Repeat exactly, please, the lines that begin at the start of the listing and end at the line holding "var dog = [[-20.62,10.34],[-20.50,9.21]];".

========

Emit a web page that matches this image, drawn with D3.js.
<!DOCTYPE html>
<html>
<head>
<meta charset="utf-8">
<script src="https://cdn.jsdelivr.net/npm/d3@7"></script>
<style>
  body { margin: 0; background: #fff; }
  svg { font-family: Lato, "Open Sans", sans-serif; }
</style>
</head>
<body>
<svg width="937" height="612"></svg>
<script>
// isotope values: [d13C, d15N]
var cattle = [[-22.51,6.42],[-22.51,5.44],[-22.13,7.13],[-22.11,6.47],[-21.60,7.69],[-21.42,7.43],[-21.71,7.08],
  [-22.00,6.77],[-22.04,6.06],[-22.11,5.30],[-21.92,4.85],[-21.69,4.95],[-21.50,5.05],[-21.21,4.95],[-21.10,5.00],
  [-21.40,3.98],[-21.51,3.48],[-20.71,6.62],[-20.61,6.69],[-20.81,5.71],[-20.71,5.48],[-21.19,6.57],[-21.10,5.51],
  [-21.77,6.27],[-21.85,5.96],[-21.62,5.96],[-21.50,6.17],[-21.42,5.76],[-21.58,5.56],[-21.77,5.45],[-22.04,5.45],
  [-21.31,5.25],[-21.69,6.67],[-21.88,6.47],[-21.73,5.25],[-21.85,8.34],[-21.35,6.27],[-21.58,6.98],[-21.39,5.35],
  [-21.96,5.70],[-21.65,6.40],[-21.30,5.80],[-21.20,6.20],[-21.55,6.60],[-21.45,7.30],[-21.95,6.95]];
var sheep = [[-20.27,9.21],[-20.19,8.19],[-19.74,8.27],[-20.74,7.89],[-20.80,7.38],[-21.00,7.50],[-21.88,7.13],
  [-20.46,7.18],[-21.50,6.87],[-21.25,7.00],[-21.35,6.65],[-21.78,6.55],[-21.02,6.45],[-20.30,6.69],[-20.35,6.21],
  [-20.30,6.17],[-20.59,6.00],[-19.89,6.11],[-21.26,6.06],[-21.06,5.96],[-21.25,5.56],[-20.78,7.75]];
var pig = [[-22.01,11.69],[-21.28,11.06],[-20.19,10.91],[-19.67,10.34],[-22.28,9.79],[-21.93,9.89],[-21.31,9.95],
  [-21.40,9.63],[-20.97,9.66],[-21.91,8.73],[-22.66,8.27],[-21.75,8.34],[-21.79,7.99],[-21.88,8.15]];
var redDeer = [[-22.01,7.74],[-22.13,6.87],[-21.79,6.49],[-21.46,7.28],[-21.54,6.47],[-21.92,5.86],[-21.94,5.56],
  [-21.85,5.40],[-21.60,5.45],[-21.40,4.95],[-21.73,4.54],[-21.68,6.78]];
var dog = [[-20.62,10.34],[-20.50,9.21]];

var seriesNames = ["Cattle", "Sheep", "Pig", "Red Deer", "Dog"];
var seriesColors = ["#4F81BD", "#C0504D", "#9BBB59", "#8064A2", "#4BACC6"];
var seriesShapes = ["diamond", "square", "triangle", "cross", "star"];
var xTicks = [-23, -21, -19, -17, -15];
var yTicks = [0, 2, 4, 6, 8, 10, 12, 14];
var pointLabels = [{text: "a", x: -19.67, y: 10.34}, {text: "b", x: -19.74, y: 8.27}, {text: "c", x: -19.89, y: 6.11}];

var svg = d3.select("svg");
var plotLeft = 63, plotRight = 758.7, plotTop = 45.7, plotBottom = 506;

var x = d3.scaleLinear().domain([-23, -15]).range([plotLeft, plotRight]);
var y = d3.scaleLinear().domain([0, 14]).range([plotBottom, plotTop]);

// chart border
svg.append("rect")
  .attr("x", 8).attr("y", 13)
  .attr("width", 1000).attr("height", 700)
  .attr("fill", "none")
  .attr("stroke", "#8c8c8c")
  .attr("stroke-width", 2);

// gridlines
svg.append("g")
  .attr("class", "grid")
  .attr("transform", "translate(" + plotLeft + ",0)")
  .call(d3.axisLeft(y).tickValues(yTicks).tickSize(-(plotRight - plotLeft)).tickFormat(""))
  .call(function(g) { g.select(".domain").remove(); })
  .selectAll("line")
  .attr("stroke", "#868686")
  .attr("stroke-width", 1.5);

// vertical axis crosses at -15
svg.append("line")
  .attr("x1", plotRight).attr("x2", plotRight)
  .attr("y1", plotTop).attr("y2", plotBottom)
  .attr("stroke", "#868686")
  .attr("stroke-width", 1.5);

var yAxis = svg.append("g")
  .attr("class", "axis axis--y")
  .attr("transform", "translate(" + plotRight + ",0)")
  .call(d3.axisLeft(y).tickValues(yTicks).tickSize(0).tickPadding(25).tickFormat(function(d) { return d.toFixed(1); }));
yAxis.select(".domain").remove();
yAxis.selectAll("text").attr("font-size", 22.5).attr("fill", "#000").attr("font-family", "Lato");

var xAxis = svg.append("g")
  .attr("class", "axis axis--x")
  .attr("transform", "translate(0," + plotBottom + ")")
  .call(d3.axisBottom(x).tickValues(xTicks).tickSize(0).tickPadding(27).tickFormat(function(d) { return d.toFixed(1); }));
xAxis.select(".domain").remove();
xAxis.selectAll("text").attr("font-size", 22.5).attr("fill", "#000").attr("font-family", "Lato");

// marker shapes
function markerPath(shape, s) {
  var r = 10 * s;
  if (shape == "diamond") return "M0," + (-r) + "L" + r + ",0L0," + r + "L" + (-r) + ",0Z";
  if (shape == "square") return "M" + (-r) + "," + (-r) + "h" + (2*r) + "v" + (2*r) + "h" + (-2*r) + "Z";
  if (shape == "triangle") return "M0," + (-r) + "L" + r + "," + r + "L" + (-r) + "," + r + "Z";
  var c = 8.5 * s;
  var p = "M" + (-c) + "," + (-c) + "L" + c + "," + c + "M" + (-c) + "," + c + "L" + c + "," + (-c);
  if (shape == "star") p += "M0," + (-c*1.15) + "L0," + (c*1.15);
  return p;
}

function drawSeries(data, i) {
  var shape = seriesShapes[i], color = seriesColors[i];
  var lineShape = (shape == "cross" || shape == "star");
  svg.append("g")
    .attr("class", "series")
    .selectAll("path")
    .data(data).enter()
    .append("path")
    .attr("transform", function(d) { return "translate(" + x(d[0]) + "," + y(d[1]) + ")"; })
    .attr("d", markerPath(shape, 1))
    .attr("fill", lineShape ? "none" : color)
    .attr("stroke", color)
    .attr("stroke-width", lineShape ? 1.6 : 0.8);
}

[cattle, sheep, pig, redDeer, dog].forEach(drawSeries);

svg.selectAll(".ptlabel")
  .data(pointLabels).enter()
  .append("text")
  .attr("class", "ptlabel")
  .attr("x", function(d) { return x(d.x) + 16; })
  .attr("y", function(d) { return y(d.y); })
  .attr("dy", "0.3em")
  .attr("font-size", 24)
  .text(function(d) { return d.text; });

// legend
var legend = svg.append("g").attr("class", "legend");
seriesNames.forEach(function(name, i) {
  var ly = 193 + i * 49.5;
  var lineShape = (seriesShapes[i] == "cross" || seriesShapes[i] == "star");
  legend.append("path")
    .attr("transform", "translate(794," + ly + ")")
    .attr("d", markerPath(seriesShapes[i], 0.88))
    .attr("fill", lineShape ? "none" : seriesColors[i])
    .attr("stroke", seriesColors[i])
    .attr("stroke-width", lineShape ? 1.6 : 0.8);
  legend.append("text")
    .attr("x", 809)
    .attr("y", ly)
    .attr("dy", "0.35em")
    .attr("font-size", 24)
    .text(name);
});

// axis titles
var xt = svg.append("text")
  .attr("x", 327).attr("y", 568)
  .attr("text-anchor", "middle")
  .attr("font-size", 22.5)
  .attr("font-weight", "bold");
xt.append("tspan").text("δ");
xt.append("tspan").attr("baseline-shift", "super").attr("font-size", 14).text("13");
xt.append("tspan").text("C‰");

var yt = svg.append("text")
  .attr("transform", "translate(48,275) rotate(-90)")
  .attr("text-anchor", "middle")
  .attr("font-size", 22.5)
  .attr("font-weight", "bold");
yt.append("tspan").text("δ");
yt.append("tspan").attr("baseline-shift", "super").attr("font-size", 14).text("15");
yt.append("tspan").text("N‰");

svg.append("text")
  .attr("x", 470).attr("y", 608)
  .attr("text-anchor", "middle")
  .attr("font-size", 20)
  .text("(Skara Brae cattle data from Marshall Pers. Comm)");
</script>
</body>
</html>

========

EXERCISE ANSWER:
Emit a web page that matches this image, drawn with D3.js.
<!DOCTYPE html>
<html>
<head>
<meta charset="utf-8">
<script src="https://cdn.jsdelivr.net/npm/d3@7"></script>
<style>
  body { margin: 0; background: #fff; }
  svg { font-family: Lato, "Open Sans", sans-serif; }
</style>
</head>
<body>
<svg width="937" height="612"></svg>
<script>
// isotope values: [d13C, d15N]
var cattle = [[-22.51,6.42],[-22.51,5.44],[-22.13,7.13],[-22.11,6.47],[-21.60,7.69],[-21.42,7.43],[-21.71,7.08],
  [-22.00,6.77],[-22.04,6.06],[-22.11,5.30],[-21.92,4.85],[-21.69,4.95],[-21.50,5.05],[-21.21,4.95],[-21.10,5.00],
  [-21.40,3.98],[-21.51,3.48],[-20.71,6.62],[-20.61,6.69],[-20.81,5.71],[-20.71,5.48],[-21.19,6.57],[-21.10,5.51],
  [-21.77,6.27],[-21.85,5.96],[-21.62,5.96],[-21.50,6.17],[-21.42,5.76],[-21.58,5.56],[-21.77,5.45],[-22.04,5.45],
  [-21.31,5.25],[-21.69,6.67],[-21.88,6.47],[-21.73,5.25],[-21.85,8.34],[-21.35,6.27],[-21.58,6.98],[-21.39,5.35],
  [-21.96,5.70],[-21.65,6.40],[-21.30,5.80],[-21.20,6.20],[-21.55,6.60],[-21.45,7.30],[-21.95,6.95]];
var sheep = [[-20.27,9.21],[-20.19,8.19],[-19.74,8.27],[-20.74,7.89],[-20.80,7.38],[-21.00,7.50],[-21.88,7.13],
  [-20.46,7.18],[-21.50,6.87],[-21.25,7.00],[-21.35,6.65],[-21.78,6.55],[-21.02,6.45],[-20.30,6.69],[-20.35,6.21],
  [-20.30,6.17],[-20.59,6.00],[-19.89,6.11],[-21.26,6.06],[-21.06,5.96],[-21.25,5.56],[-20.78,7.75]];
var pig = [[-22.01,11.69],[-21.28,11.06],[-20.19,10.91],[-19.67,10.34],[-22.28,9.79],[-21.93,9.89],[-21.31,9.95],
  [-21.40,9.63],[-20.97,9.66],[-21.91,8.73],[-22.66,8.27],[-21.75,8.34],[-21.79,7.99],[-21.88,8.15]];
var redDeer = [[-22.01,7.74],[-22.13,6.87],[-21.79,6.49],[-21.46,7.28],[-21.54,6.47],[-21.92,5.86],[-21.94,5.56],
  [-21.85,5.40],[-21.60,5.45],[-21.40,4.95],[-21.73,4.54],[-21.68,6.78]];
var dog = [[-20.62,10.34],[-20.50,9.21]];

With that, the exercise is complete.